# Short task:
Return only the lines from the start of the records through the line that contains "const yTicks = [0, 5, 10, 15, 20, 25];", inclusive; leave out all pictures.

# Data in this exercise:
+===+

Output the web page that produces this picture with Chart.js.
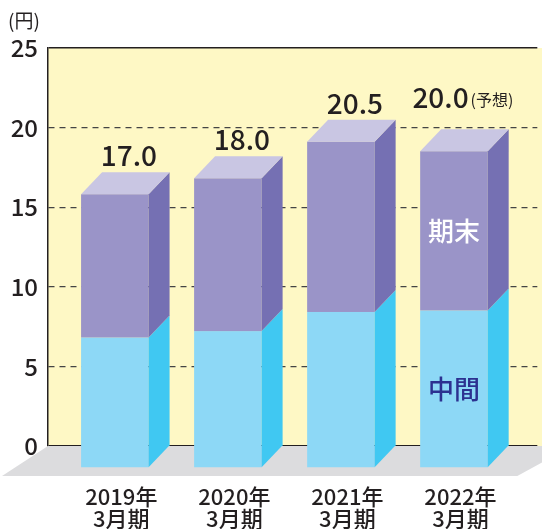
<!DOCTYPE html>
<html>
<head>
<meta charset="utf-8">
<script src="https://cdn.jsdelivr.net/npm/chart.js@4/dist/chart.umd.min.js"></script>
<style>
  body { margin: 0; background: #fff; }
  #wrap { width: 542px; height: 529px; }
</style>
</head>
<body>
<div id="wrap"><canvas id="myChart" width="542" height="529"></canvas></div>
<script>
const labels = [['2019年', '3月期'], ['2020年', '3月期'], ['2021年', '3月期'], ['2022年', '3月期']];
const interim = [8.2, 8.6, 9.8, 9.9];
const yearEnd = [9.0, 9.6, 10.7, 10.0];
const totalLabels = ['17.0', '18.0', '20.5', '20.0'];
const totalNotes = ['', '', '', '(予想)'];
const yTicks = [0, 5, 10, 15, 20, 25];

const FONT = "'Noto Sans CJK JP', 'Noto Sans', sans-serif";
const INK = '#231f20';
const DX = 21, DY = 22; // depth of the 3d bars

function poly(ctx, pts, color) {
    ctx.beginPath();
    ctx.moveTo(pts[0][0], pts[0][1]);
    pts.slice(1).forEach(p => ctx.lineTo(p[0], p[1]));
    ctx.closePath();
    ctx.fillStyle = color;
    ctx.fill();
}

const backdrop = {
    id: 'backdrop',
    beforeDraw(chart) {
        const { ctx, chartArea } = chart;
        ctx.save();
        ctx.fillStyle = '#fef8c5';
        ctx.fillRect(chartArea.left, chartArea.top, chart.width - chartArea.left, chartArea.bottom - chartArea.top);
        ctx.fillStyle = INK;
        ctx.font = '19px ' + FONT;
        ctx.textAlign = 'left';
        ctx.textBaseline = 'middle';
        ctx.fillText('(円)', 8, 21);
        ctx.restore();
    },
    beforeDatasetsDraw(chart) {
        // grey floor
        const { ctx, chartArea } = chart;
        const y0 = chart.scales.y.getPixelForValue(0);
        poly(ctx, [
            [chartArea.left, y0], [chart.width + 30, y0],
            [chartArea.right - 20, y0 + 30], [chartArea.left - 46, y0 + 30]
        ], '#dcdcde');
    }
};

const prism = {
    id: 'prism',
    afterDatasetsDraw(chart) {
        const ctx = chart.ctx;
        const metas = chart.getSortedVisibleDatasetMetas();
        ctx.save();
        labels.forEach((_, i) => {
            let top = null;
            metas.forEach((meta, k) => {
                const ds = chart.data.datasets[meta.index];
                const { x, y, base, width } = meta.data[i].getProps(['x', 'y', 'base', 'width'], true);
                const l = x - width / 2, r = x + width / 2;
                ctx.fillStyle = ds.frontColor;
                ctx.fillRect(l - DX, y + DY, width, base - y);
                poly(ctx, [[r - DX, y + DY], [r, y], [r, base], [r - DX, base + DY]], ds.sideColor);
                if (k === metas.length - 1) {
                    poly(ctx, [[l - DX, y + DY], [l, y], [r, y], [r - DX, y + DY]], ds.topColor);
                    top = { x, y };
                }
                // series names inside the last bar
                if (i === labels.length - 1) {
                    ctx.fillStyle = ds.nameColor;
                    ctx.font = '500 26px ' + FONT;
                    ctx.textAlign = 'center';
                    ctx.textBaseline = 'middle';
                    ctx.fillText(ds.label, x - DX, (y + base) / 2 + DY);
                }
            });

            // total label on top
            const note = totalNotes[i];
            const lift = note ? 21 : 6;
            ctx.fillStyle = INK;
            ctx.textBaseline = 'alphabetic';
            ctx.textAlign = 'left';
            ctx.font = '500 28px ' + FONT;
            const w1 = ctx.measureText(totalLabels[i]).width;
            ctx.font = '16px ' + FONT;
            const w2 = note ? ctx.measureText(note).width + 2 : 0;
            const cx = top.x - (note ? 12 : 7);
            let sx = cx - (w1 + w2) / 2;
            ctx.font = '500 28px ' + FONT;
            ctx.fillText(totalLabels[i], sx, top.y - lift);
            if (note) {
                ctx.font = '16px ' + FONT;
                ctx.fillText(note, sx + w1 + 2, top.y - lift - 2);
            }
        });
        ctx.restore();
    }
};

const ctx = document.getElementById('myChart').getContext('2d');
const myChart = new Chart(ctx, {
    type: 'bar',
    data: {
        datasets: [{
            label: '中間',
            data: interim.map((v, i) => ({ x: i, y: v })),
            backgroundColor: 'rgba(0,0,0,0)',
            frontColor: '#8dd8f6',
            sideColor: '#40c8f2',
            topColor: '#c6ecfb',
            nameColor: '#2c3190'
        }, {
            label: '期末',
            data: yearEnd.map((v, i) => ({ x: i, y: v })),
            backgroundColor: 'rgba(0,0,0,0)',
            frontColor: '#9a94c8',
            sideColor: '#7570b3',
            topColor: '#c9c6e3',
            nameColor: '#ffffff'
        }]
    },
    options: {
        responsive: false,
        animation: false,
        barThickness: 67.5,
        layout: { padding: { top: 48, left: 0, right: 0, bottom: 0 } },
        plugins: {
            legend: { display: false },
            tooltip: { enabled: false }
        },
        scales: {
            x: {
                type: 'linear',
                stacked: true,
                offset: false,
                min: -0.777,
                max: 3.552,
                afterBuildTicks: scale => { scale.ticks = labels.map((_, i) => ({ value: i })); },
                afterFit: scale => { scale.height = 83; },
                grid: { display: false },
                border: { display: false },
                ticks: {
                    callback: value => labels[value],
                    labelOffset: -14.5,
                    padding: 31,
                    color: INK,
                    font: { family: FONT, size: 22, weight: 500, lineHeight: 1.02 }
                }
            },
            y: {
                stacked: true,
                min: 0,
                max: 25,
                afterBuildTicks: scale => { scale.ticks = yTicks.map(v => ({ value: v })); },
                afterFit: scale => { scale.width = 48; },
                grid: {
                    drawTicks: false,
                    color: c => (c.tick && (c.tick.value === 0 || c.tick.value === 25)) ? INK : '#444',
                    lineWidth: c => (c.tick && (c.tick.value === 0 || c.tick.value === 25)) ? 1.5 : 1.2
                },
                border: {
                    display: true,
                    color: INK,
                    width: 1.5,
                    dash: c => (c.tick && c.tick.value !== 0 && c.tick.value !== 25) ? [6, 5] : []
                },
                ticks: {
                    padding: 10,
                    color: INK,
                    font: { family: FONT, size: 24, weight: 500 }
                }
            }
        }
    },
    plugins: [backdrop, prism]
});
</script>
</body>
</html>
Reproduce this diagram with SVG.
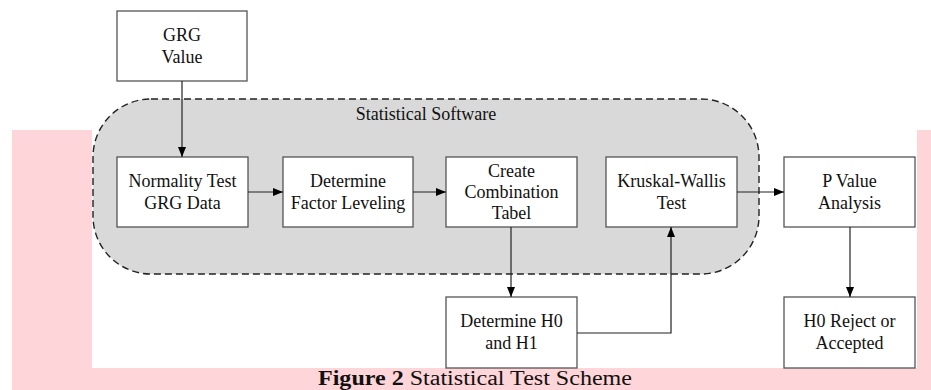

+===+

# Response to this task:
Output the web page that produces this picture with Chart.js.
<!DOCTYPE html>
<html>
<head>
<meta charset="utf-8">
<script src="https://cdn.jsdelivr.net/npm/chart.js@4/dist/chart.umd.min.js"></script>
<style>
  body { margin: 0; background: #fff; }
  #wrap { width: 542px; height: 529px; }
</style>
</head>
<body>
<div id="wrap"><canvas id="myChart" width="542" height="529"></canvas></div>
<script>
const labels = [['2019年', '3月期'], ['2020年', '3月期'], ['2021年', '3月期'], ['2022年', '3月期']];
const interim = [8.2, 8.6, 9.8, 9.9];
const yearEnd = [9.0, 9.6, 10.7, 10.0];
const totalLabels = ['17.0', '18.0', '20.5', '20.0'];
const totalNotes = ['', '', '', '(予想)'];
const yTicks = [0, 5, 10, 15, 20, 25];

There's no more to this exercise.